The automaker’s capital spending and research expenditures are to jump 10 percent this fiscal year. The company is paying workers the highest bonuses since 2008 while planning higher dividends.

Toyota’s earnings soared as the weaker yen bolstered the value of exports. The company makes about half its cars at factories in the country. Income from Japanese operations, including exports, quadrupled to 456 billion yen ($4.7 billion) in the quarter. That’s more than double what analysts surveyed by Bloomberg News were expecting.

Carmakers’ Profit

Japan’s six biggest carmakers reported total net income of about 848 billion yen for the quarter ended June, beating analyst estimates 14 percent.

Toyota raised its forecast for annual profit to 1.48 trillion yen on Aug. 2 from a May forecast of 1.37 trillion yen, citing better than expected margins on vehicles made in Japan and sold abroad.

“It’s unusual for a company to be raising their forecasts this early on,” said Nicholas Smith, a Tokyo-based strategist at CLSA Asia-Pacific Markets. “Things are finally coming together for them.”

Sony, Japan’s largest consumer electronics exporter, raised its annual sales forecast 5 percent, citing the weaker-than- expected currency, after reporting first-quarter profit of 3.48 billion yen, beating analysts’ estimates.

Beating Estimates

The Nikkei companies’ surpassing of analyst estimates by 16 percent compares with 2.8 percent for the 449 companies in the Standard & Poor’s 500 Index that have reported so far, according to data compiled by Bloomberg. The U.S. index’s members had an aggregate 3.6 percent earnings-per-share growth, the data show.

The weaker currency is also fueling an earnings rebound at Japanese shipping companies.

Nippon Yusen K.K., Mitsui O.S.K. Lines Ltd. and Kawasaki Kisen Kaisha Ltd., the country’s three biggest commercial fleets, returned to profit in the first quarter as a weaker yen boosted earnings repatriated into the local currency.

A shift from overseas growth to investing in Japan, where decades of stagnant growth and an aging population have discouraged expansion, has become a key measure of success for Abe’s efforts to revive growth.

Since Abe’s Liberal Democratic Party won power in December, the prime minister has shot two arrows aimed at ending 15 years of deflation and reviving growth. The first was a monetary policy that doubled purchases of bonds to pump cash into the economy. The second was a fiscal stimulus plan that boosted government spending.

‘Wealth Effect’

Gains at exporters have sparked the country’s biggest stock rally since 2005, prompting consumers to spend more, said Toshihiro Nagahama, chief economist at Dai-Ichi Life Research Institute in Tokyo.

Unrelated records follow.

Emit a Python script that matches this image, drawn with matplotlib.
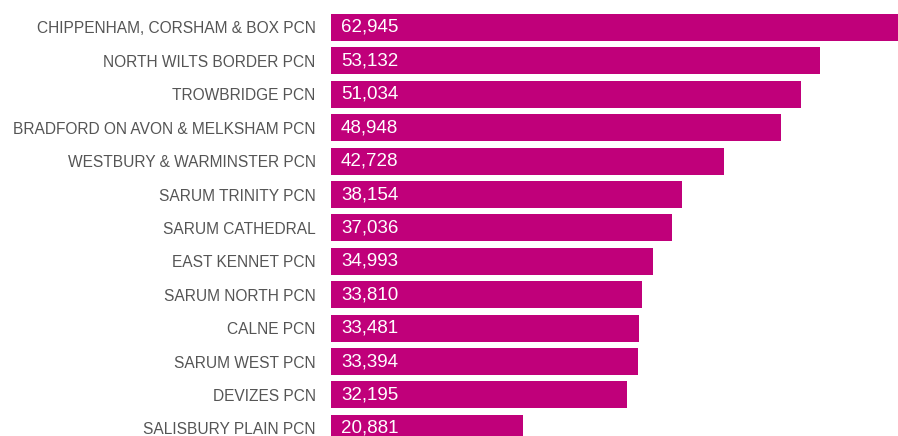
import matplotlib
matplotlib.use("Agg")
import matplotlib.pyplot as plt

categories = [
    "CHIPPENHAM, CORSHAM & BOX PCN",
    "NORTH WILTS BORDER PCN",
    "TROWBRIDGE PCN",
    "BRADFORD ON AVON & MELKSHAM PCN",
    "WESTBURY & WARMINSTER PCN",
    "SARUM TRINITY PCN",
    "SARUM CATHEDRAL",
    "EAST KENNET PCN",
    "SARUM NORTH PCN",
    "CALNE PCN",
    "SARUM WEST PCN",
    "DEVIZES PCN",
    "SALISBURY PLAIN PCN",
]
values = [62945, 53132, 51034, 48948, 42728, 38154, 37036, 34993, 33810, 33481, 33394, 32195, 20881]

plt.rcParams['font.family'] = ['Liberation Sans', 'DejaVu Sans']

fig = plt.figure(figsize=(8.98, 4.36), dpi=100)
ax = fig.add_axes([331/898, 0, 1 - 331/898, 1])

pos = list(range(len(categories)))
ax.barh(pos, values, height=0.81, color="#C0007A")
ax.set_xlim(0, 61610)
ax.set_ylim(12.23, -0.823)
ax.set_yticks(pos)
ax.set_yticklabels(categories, fontsize=11.2, color="#555555")
ax.tick_params(axis='y', length=0, pad=11)
ax.set_xticks([])
for s in ax.spines.values():
    s.set_visible(False)

for p, v in zip(pos, values):
    ax.text(1090, p, f"{v:,}", color="white", fontsize=13.5, va="center", ha="left")

fig.savefig("out.png", dpi=100)
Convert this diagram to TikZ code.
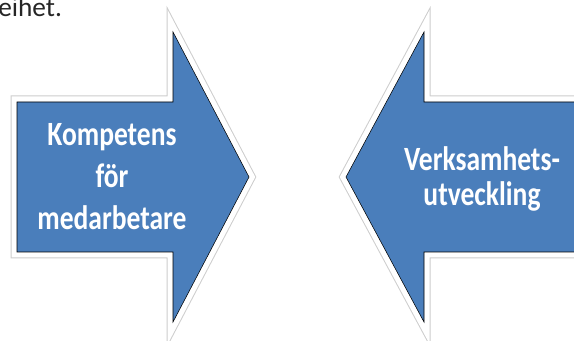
\documentclass[tikz,border=0pt]{standalone}
\usepackage{fontspec}
\setmainfont{Carlito}
\newfontfamily\arrowfont[FakeStretch=0.81]{Carlito}
\usetikzlibrary{positioning}
\definecolor{arrowblue}{RGB}{74,126,187}
\definecolor{rimgray}{RGB}{205,205,205}

\begin{document}
\begin{tikzpicture}[x=0.75pt, y=-0.75pt,
        blockarrow/.style={fill=arrowblue, line join=miter,
                           preaction={draw=rimgray, line width=9.75pt},
                           preaction={draw=white, line width=8.25pt}},
        arrowtext/.style={font=\arrowfont\bfseries\fontsize{25.5}{31.5}\selectfont,
                          text=white, align=center, inner sep=0pt},
        bodytext/.style={font=\fontsize{20.5}{24}\selectfont, text=black!85,
                         inner sep=0pt, anchor=base west},
    ]
    \useasboundingbox (0,0) rectangle (574,341);
    \clip (0,0) rectangle (574,341);

    % cut-off line of text above the arrows
    \node[bodytext] (topline) at (-2,17) {eihet.};

    % left arrow, pointing right
    \draw[blockarrow] (17,102) -- (173,102) -- (173,32) -- (249,177)
        -- (173,322) -- (173,252) -- (17,252) -- cycle;
    \node[arrowtext] (kompetens) at (112,177) {Kompetens\\för\\medarbetare};

    % right arrow, pointing left
    \draw[blockarrow] (600,102) -- (424,102) -- (424,32) -- (346,177)
        -- (424,322) -- (424,252) -- (600,252) -- cycle;
    \node[arrowtext, font=\arrowfont\bfseries\fontsize{25.5}{26}\selectfont]
        (verksamhet) at (482,179) {Verksamhets-\\utveckling};
\end{tikzpicture}
\end{document}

“Retailer profits are gaining as higher share prices provide a wealth effect to consumers,” said Nagahama.

Japan’s consumer prices rose at the fastest pace in four years in June as stimulus by Abe and the Bank of Japan prompted a slide in the yen that boosted import costs.

Citigroup’s Inflation Surprise Index for Japan rose to 16.79 in July, a level unseen since June 2012 and the highest among the G-10 economies. A positive number means data on consumer and producer prices and wages exceeded the median estimates of economists in Bloomberg surveys.